Supplied data:

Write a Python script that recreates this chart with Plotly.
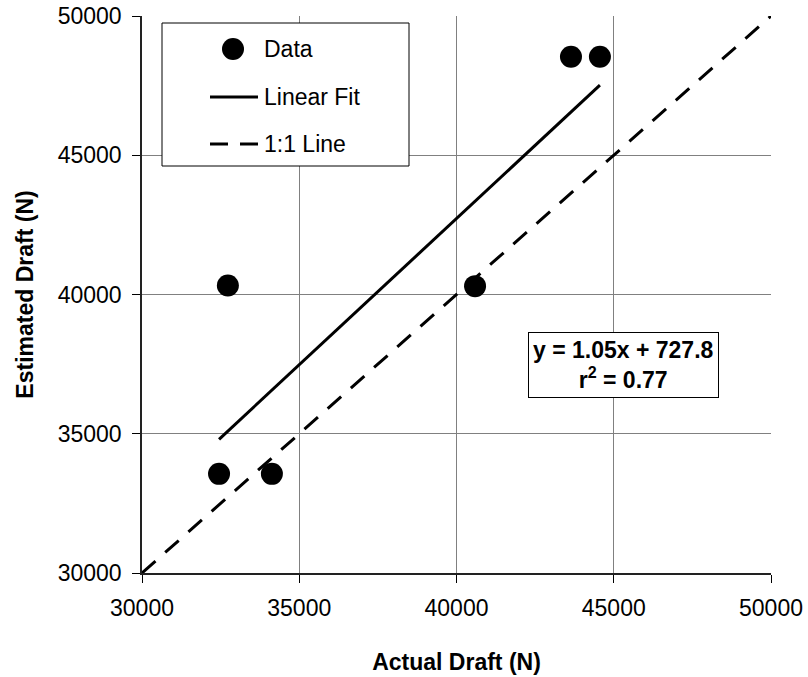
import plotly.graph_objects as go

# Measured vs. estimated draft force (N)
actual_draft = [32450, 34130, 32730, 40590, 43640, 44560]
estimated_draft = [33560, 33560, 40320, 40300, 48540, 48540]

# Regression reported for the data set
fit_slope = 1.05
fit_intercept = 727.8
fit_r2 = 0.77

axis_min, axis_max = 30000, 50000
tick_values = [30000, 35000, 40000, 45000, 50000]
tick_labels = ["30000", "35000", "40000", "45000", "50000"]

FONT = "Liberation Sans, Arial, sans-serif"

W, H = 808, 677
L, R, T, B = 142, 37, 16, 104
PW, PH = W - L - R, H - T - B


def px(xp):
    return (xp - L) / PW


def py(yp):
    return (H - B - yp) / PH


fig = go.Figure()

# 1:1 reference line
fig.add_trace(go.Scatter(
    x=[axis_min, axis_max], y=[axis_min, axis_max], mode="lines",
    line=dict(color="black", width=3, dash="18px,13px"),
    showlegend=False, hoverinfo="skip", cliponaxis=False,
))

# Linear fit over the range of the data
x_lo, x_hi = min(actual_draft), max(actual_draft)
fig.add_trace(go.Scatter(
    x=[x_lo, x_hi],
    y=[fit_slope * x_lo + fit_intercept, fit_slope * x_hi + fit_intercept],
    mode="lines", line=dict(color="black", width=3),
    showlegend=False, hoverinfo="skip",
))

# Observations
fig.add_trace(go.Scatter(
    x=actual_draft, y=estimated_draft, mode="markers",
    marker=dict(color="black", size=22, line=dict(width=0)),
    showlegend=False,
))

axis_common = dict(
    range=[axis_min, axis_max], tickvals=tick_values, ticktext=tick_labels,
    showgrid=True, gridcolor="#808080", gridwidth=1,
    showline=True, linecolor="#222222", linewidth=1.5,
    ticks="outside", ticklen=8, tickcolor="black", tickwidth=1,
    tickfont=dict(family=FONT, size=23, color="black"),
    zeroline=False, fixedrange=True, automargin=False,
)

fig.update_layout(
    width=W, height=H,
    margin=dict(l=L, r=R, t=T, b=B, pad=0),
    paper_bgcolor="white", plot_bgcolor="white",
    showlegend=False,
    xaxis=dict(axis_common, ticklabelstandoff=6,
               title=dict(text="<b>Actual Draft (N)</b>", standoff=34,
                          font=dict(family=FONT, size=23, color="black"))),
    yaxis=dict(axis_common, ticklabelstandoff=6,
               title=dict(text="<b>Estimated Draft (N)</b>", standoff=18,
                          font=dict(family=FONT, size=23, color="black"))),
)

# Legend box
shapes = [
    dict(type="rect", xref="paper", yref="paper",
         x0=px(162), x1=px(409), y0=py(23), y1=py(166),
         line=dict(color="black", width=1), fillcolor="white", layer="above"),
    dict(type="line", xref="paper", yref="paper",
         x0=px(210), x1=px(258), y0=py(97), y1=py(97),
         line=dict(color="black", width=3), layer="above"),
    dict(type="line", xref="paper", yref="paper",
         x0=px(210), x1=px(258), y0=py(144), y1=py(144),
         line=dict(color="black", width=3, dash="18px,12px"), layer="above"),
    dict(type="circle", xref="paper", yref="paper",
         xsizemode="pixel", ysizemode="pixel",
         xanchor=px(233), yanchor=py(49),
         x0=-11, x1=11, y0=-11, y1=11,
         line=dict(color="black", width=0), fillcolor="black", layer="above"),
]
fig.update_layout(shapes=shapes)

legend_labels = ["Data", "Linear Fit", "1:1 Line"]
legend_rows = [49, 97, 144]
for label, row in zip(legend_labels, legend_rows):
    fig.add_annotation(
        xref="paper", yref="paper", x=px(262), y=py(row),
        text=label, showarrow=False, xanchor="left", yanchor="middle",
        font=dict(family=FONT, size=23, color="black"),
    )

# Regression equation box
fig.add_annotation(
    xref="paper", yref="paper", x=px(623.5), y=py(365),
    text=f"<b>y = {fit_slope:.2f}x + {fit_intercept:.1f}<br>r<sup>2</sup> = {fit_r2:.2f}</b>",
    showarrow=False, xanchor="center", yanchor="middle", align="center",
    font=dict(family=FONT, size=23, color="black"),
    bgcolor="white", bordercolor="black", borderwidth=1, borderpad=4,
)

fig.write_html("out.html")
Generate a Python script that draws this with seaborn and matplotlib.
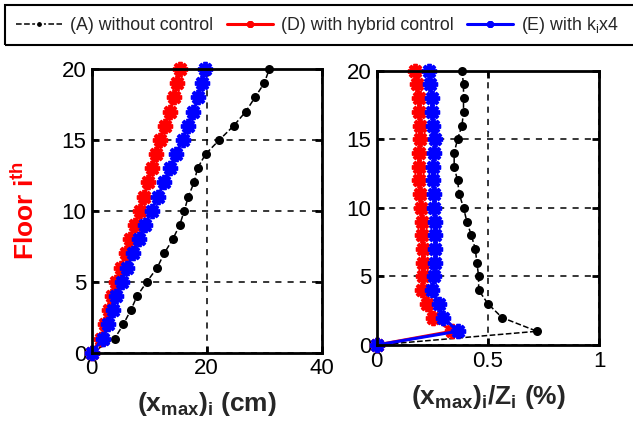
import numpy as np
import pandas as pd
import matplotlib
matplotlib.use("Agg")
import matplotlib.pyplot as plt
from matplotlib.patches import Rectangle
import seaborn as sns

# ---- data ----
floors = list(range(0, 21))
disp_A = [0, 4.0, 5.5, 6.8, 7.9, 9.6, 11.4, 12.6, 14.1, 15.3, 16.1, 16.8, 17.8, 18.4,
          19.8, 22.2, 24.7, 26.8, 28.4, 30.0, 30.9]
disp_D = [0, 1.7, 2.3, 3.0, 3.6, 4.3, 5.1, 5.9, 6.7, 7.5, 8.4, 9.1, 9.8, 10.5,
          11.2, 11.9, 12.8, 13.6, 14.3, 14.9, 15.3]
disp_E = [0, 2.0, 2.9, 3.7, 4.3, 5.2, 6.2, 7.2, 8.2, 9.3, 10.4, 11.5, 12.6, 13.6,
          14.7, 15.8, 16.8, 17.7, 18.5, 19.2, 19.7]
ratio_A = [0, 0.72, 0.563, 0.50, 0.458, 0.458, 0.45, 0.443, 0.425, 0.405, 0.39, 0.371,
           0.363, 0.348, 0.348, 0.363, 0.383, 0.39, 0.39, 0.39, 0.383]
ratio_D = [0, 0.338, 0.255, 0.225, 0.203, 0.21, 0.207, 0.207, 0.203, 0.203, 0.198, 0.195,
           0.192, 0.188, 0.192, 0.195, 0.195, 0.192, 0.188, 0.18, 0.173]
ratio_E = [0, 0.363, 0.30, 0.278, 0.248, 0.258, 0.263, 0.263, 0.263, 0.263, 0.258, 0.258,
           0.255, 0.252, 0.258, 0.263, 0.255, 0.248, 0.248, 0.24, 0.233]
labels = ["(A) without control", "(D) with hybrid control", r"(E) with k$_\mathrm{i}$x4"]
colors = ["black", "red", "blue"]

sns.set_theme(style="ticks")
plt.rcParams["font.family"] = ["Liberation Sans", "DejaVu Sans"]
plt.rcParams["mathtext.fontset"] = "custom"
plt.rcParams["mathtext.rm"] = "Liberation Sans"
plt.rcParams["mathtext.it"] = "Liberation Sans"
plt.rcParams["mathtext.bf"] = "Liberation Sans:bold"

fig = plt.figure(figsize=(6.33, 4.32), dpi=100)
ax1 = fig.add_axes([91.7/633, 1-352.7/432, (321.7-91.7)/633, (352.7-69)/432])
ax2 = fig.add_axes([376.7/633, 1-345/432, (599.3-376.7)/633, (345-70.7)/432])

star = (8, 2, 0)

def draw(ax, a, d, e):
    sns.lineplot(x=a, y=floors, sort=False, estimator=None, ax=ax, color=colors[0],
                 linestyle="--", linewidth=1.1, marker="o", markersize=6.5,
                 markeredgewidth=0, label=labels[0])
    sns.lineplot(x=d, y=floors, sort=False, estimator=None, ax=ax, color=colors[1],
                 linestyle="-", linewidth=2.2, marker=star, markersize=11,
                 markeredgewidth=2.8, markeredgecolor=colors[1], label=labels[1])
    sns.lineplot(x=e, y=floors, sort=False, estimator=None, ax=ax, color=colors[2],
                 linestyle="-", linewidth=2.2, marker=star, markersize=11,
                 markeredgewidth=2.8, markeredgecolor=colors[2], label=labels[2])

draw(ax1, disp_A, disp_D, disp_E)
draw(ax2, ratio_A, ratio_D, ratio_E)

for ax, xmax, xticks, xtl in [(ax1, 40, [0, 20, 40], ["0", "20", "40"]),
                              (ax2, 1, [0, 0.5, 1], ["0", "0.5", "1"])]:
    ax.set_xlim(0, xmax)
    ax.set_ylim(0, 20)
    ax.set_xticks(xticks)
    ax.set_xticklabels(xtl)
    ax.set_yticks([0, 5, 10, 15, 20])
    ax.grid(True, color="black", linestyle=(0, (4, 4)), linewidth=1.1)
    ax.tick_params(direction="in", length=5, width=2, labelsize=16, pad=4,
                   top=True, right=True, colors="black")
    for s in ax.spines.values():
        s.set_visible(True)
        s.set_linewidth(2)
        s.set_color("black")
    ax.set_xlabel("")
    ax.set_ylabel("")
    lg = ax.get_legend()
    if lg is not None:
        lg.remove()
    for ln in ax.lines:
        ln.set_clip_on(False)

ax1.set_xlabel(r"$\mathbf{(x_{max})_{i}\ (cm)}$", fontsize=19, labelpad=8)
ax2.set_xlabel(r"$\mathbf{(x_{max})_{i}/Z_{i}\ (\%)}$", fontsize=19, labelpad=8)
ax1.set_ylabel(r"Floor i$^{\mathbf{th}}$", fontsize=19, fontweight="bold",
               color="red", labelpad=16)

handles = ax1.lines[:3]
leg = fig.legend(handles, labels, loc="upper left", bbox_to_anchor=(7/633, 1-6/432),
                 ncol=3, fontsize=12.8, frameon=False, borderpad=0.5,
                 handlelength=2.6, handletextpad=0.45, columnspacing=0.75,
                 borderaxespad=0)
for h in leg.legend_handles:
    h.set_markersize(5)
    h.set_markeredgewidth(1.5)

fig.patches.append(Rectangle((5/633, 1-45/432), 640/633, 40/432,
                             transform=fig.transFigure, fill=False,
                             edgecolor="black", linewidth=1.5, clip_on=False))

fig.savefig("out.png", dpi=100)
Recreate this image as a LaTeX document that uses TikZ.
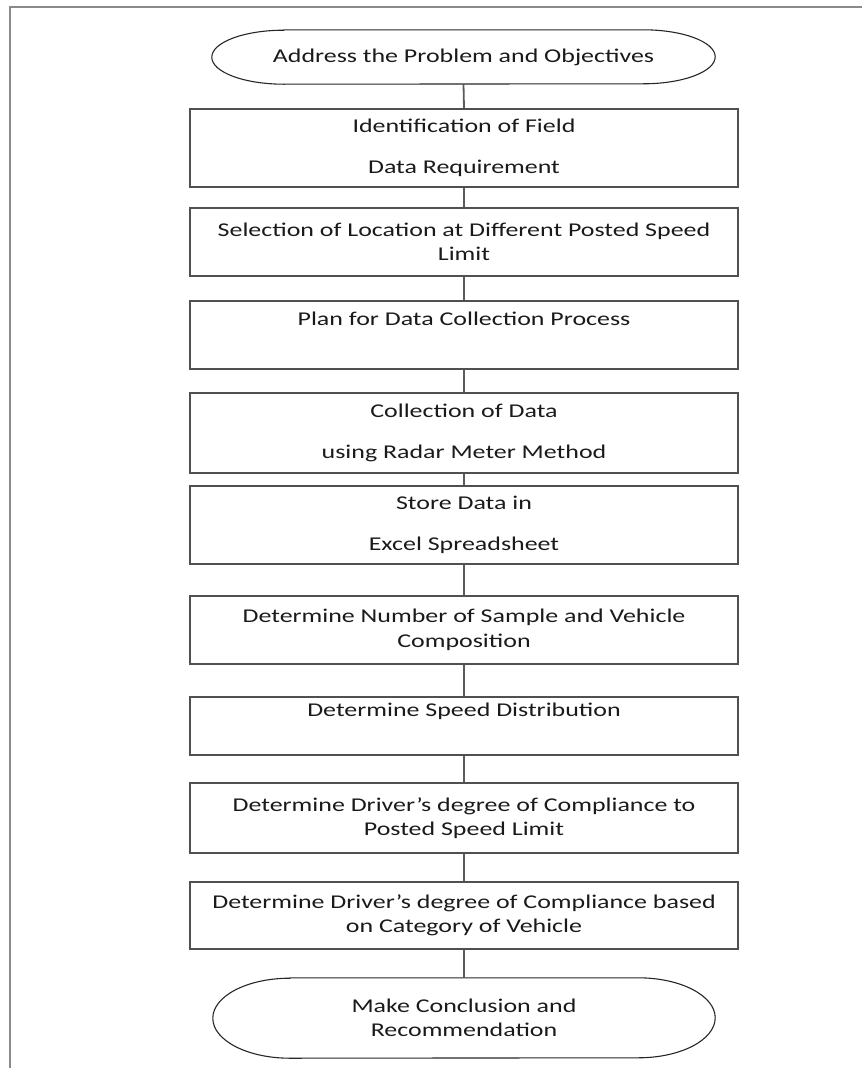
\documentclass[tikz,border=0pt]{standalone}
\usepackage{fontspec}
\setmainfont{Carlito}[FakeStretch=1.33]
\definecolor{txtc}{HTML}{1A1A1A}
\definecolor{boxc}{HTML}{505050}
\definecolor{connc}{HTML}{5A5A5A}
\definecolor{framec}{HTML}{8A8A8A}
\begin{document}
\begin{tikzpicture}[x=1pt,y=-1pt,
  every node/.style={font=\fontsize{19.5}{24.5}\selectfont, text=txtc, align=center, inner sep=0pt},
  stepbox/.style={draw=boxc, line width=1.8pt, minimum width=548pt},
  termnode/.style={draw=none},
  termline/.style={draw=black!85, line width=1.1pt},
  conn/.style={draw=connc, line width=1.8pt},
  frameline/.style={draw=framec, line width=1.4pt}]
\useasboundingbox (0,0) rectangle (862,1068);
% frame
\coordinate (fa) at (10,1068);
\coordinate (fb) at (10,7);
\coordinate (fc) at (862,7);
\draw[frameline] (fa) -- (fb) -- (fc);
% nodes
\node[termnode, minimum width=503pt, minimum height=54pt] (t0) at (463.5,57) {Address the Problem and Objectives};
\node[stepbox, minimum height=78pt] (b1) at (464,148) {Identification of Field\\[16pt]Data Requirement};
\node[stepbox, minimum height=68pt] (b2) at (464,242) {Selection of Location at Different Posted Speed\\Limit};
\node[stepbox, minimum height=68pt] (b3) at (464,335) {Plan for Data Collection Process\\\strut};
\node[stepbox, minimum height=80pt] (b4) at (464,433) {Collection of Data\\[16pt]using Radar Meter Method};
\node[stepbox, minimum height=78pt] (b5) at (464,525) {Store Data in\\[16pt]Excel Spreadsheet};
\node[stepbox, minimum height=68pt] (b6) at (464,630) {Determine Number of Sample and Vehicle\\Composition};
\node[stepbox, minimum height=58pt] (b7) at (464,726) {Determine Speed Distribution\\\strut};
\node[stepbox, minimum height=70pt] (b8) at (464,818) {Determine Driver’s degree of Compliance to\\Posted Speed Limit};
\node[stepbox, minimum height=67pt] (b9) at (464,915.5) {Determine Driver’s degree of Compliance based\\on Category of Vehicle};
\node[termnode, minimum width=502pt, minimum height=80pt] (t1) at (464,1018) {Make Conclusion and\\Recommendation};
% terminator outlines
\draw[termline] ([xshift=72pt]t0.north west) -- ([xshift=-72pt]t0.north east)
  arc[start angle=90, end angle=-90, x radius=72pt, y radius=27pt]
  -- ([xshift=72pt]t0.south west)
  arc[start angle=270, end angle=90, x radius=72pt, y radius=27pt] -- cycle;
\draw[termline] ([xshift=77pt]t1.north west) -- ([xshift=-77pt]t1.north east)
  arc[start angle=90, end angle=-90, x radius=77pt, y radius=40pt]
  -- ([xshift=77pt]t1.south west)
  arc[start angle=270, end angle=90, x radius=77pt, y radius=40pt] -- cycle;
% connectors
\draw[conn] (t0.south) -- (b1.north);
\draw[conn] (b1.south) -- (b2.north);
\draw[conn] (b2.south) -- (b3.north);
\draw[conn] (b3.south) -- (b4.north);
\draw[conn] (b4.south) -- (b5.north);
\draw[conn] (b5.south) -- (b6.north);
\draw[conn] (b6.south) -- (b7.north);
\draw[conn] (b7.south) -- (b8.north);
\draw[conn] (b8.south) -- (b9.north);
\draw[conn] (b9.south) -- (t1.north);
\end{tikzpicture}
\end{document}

Exercise directions: Copy only the part of the records that runs from the first line to the line with "estimated_draft = [33560, 33560, 40320, 40300, 48540, 48540]", ends included, leaving pictures out.

The answer:
Write a Python script that recreates this chart with Plotly.
import plotly.graph_objects as go

# Measured vs. estimated draft force (N)
actual_draft = [32450, 34130, 32730, 40590, 43640, 44560]
estimated_draft = [33560, 33560, 40320, 40300, 48540, 48540]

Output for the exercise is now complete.